Drew tapped another sequence of buttons, and the display brightened. Options lit the screen; she chose Diagnostics.
A few swipes into the interface, she waved Connor forward. “See this?”
Where she pointed, two windows showed power consumption. One was labeled Average Over Time, the other was labeled Last Hour.
Connor spotted the problem immediately. “Hangar bay use spiked a thousand percent.”
She nodded. “Part of that’s expected. We opened and closed the bay door and recycled atmosphere. But a thousand percent?”
“Can we cut power to it?”
“Physically. I could go down and disconnect the conduit at the junction box. I have to power that deck down now anyway, if I want to fix the short.”
“Let’s do that.”
“But…” She glanced up at him, her lip white from biting it.

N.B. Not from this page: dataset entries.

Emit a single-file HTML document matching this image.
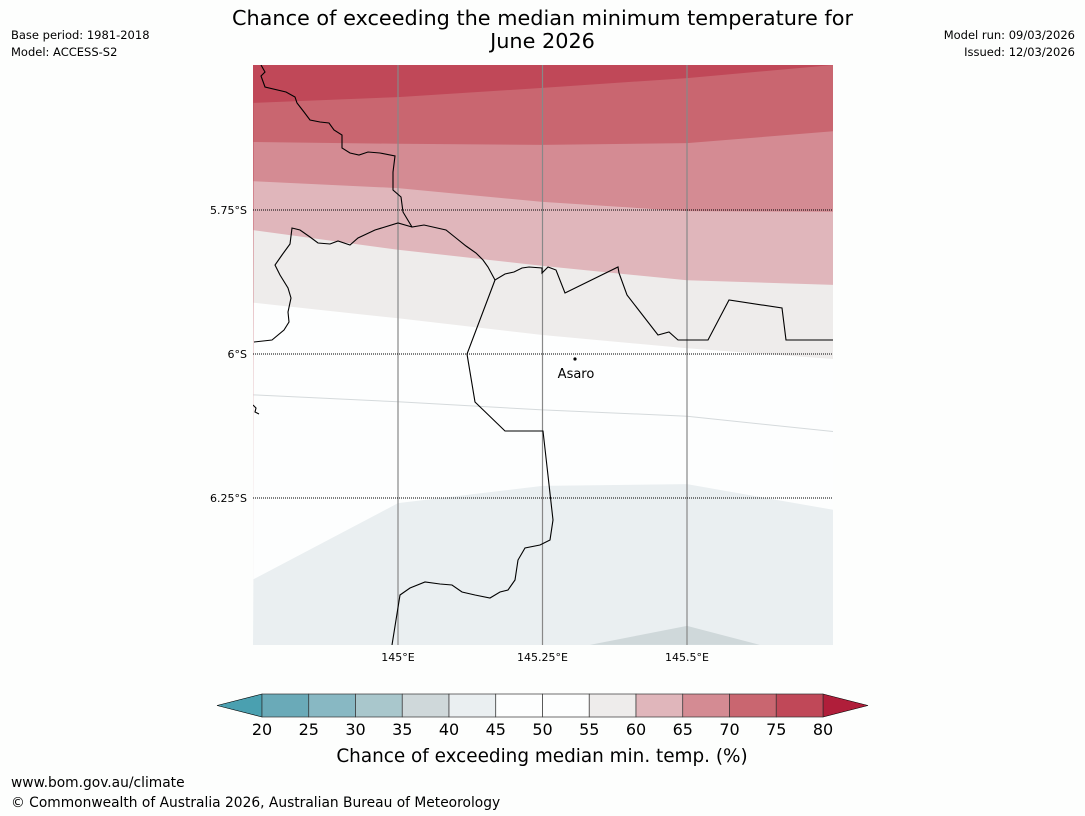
<!DOCTYPE html>
<html><head><meta charset="utf-8"><style>
body{margin:0;background:#fdfefd;font-family:"Liberation Sans","DejaVu Sans",sans-serif}
#wrap{position:relative;width:1085px;height:816px;overflow:hidden;background:#fdfefd}
.t{position:absolute;color:#000}
</style></head><body>
<div id="wrap">
<div class="t" style="left:150px;width:785px;top:7px;text-align:center;font-size:20.8px;line-height:23px;font-family:'DejaVu Sans',sans-serif">Chance of exceeding the median minimum temperature for<br>June 2026</div>
<div class="t" style="left:11px;top:27px;font-size:11.5px;font-family:'DejaVu Sans',sans-serif;line-height:17px">Base period: 1981-2018<br>Model: ACCESS-S2</div>
<div class="t" style="right:10px;top:27px;font-size:11.5px;font-family:'DejaVu Sans',sans-serif;line-height:17px;text-align:right">Model run: 09/03/2026<br>Issued: 12/03/2026</div>
<div class="t" style="left:11px;top:775px;font-size:13.8px;font-family:'DejaVu Sans',sans-serif">www.bom.gov.au/climate</div>
<div class="t" style="left:11px;top:795px;font-size:13.8px;font-family:'DejaVu Sans',sans-serif">© Commonwealth of Australia 2026, Australian Bureau of Meteorology</div>
<svg id="svg" width="1085" height="816" style="position:absolute;left:0;top:0" font-family="DejaVu Sans, sans-serif"></svg>
</div>
<script>
const lons=[144.75,145,145.25,145.5,145.756];
const boundaries=[
[-5.564,-5.554,-5.538,-5.521,-5.498],
[-5.632,-5.635,-5.637,-5.634,-5.613],
[-5.700,-5.712,-5.736,-5.752,-5.753],
[-5.785,-5.819,-5.847,-5.872,-5.880],
[-5.911,-5.938,-5.967,-5.990,-6.009],
[-6.071,-6.083,-6.097,-6.108,-6.135]];
const bandColors=['#c96670','#d48b93','#e0b6bb','#eeeceb','#fdfefe'];
const topColor='#c04858';
const lowLons=[144.75,145,145.25,145.5,145.756];
const lowLats=[-6.391,-6.259,-6.229,-6.226,-6.271];
const lowerLons=[145.332,145.5,145.626];
const lowerLats=[-6.505,-6.472,-6.505];
const lonTicks=[145,145.25,145.5];
const lonTickLabels=['145°E','145.25°E','145.5°E'];
const latTicks=[-5.75,-6,-6.25];
const latTickLabels=['5.75°S','6°S','6.25°S'];
const cbLevels=[20,25,30,35,40,45,50,55,60,65,70,75,80];
const cbColors=['#6aaab8','#88b8c3','#a9c7cc','#cfd8da','#eaeff1','#fdfefe','#fdfefe','#eeeceb','#e0b6bb','#d48b93','#c96670','#c04858'];
const X0=253,X1=833,Y0=65,Y1=645;
const px=lon=>398+(lon-145)*578;
const py=lat=>210+(-5.75-lat)*576;
const NS='http://www.w3.org/2000/svg';
const svg=document.getElementById('svg');
function mk(tag,attrs,parent){const e=document.createElementNS(NS,tag);for(const k in attrs)e.setAttribute(k,attrs[k]);(parent||svg).appendChild(e);return e;}
const defs=mk('defs',{});const cp=mk('clipPath',{id:'clip'},defs);mk('rect',{x:X0,y:Y0,width:X1-X0,height:Y1-Y0},cp);
const g=mk('g',{'clip-path':'url(#clip)'});
let e=mk('rect',{x:X0,y:Y0,width:X1-X0,height:Y1-Y0,fill:topColor},g);

boundaries.slice(0,5).forEach((b,i)=>{
 const pts=lons.map((l,j)=>px(l)+','+py(b[j])).join(' ')+' '+X1+','+Y1+' '+X0+','+Y1;
 const p=mk('polygon',{points:pts,fill:bandColors[i]},g);
 
 
});
e=mk('polyline',{points:lons.map((l,j)=>px(l)+','+py(boundaries[5][j])).join(' '),fill:'none',stroke:'#d5dadc','stroke-width':1},g);

e=mk('polygon',{points:lowLons.map((l,j)=>px(l)+','+py(lowLats[j])).join(' ')+' '+X1+','+Y1+' '+X0+','+Y1,fill:'#eaeff1'},g);

e=mk('polygon',{points:lowerLons.map((l,j)=>px(l)+','+py(lowerLats[j])).join(' '),fill:'#cfd8da'},g);

lonTicks.forEach((l,i)=>{
 const x=px(l);
 const ln=mk('line',{x1:x,x2:x,y1:Y0,y2:Y1,stroke:'#888','stroke-width':1.2},g);
 
 const t=mk('text',{x:x,y:661,'font-size':11,'text-anchor':'middle'});t.textContent=lonTickLabels[i];
 
});
latTicks.forEach((l,i)=>{
 const y=py(l);
 const ln=mk('line',{x1:X0,x2:X1,y1:y,y2:y,stroke:'#000','stroke-width':1,'stroke-dasharray':'1,1'},g);
 
 const t=mk('text',{x:247,y:y+4,'font-size':11,'text-anchor':'end'});t.textContent=latTickLabels[i];
 
});
const coasts=[
'261,65 265,72 261,76 265,87 286,92 295,97 297,103 304,112 310,120 320,122 329,123 334,130 342,135 342,148 350,153 359,155 368,152 380,153 395,156 393,172 393,190 401,197 403,212 412,227 424,225 446,230 456,238 466,246 476,253 483,260 488,267 495,280 505,274 514,272 522,268 529,267 542,268 542,273 548,267 556,270 565,293 618,267 619,273 627,295 658,335 669,332 678,340 708,340 729,300 782,308 786,340 833,340',
'254,342 272,340 284,330 289,322 288,312 291,298 288,288 280,275 275,265 282,255 290,244 292,228 300,230 310,237 318,243 330,244 338,241 350,245 358,238 375,230 398,223 412,227',
'495,280 467,354 475,402 505,431 543,431 553,520 550,540 540,545 525,548 518,560 515,580 508,590 500,592 490,598 475,595 462,592 452,585 440,584 425,582 410,588 400,595 392,645',
'253,405 256,408 255,412 259,414'];
coasts.forEach(c=>{const p=mk('polyline',{points:c,fill:'none',stroke:'#000','stroke-width':1.1},g);
 });
e=mk('circle',{cx:575,cy:359,r:1.6,fill:'#000'});
e=mk('text',{x:576,y:378,'font-size':13,'text-anchor':'middle'});e.textContent='Asaro';
const CB0=262,CB1=823,CBy=694,CBh=23,w=(CB1-CB0)/cbColors.length;
e=mk('polygon',{points:`${CB0},${CBy} 217,${CBy+CBh/2} ${CB0},${CBy+CBh}`,fill:'#4aa0b0',stroke:'#000','stroke-width':0.6});

e=mk('polygon',{points:`${CB1},${CBy} 868,${CBy+CBh/2} ${CB1},${CBy+CBh}`,fill:'#b01e3a',stroke:'#000','stroke-width':0.6});

cbColors.forEach((c,i)=>{const r=mk('rect',{x:CB0+i*w,y:CBy,width:w,height:CBh,fill:c,stroke:'#333','stroke-width':0.7});
 });
cbLevels.forEach((v,i)=>{const t=mk('text',{x:CB0+i*w,y:735,'font-size':16,'text-anchor':'middle'});t.textContent=v;
 });
e=mk('text',{x:542,y:762,'font-size':18.4,'text-anchor':'middle'});e.textContent='Chance of exceeding median min. temp. (%)';

</script>
</body></html>
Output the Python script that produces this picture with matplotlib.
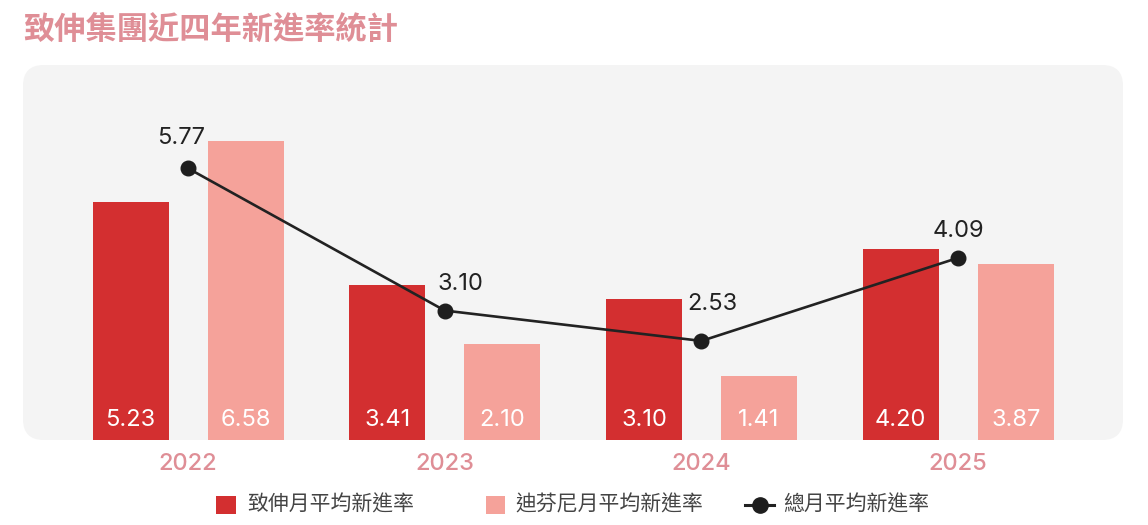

“What?” His leg itched where the Dustoff packet rested in the pocket.
“The shuttle’s a mess. It’s barely worth salvaging.”
“Right.”
“And if we take Lucky down, we can’t risk having the shuttle in the hangar bay. Not like it is now.”
She was right. They’d need to eject it. If they wanted to reclaim it later, they could.
He shrugged. “Then we ditch it now.”
Drew tapped through the interface, and a frown twisted her face. “It’s still registering that short. I can’t do much without a reboot.”
“Will that affect the batteries?”
“No.”
“Do it. I’ll meet you down in the hangar bay.”
Connor hurried out and down the passageway to the ramp down to the cargo bay. He paused to make sure the strange chill he’d felt before wasn’t still a threat. It was silly superstition, but the memory gnawed at him.
At the hangar bay hatch, he hesitated. Everything came down to rescuing the team, and what they were doing was necessary, but it felt wrong leaving Martienne alone for so long. Without the pilot, they couldn’t get down to the planet.
He punched the button to open the hatch, then slid inside.
Everything went dark.
The reboot. Apparently, it did affect the batteries. Or maybe that was just the result of the short.
He powered on the suit’s lights and made his way along the bulkhead until he was at one of the huge pry bars that would be necessary to separate the shuttle from the warped bulkhead. He grabbed a second bar and dragged them over to the undamaged right wing, set the tools on that, then climbed up and dragged them to the crumpled nose.
It took a bit to get the tools between the surfaces, but once he did, he connected the tools and let them do the rest of the work.
Metal groaned as the tools extruded arms and claws to pry the vehicle free.
The shuttle drifted back, then settled.
Where the nose had driven into the starboard bulkhead, a panel fell away, exposing a cable bundle that had lost most of its thick shielding.
That was the short, exactly as Drew had suggested.
And he’d been ready to blame her drug problem.
Did an empty packet even prove she was still using?
He would have to ask her, point blank.
After he dealt with Martienne.
Lights flickered in the bay. He hopped down and hurried out, still feeling ashamed.
By the time he reached the infirmary, power seemed to be back to full.
Connor stripped off his environment suit and set his computer down on the empty bed and checked on Martienne. She looked pale and weak, but she was still breathing.
“Call Lem.”
The computer chimed back in response while Connor washed up.
He had his gloves on by the time the camera and the surgical tools robotic arms started moving again.
Lem’s face appeared on the computer display. “You have returned.”
“A power outage. The shuttle caused a big short that shut everything off.”
“That is a problem. Remote surgery for something as delicate as this requires reliable power.”
Connor tapped the drill-like tool with a gloved finger. “Is this the tool?”
“Yes.”
“Can you walk me through it?”
“I—” Lem’s lips pressed together. “Yes.”
Connor took the tool from the robotic arm, tapped the button that made the drill spin, then swallowed. “We go through the skull, right?”
A red laser dot from the camera appeared on the pilot’s scalp. Lem smiled. “Right here. Once you have drilled through, the rest is cleanup.”
“Great.”
“You are about to become a brain surgeon.”
The Golem’s words came across light and humorous, or at least it seemed that way.
Connor leaned in close, pressed the drill against the pilot’s skull.
Then he pressed the button and focused on the whine of the drill so that he didn’t notice the smell of powdered bone.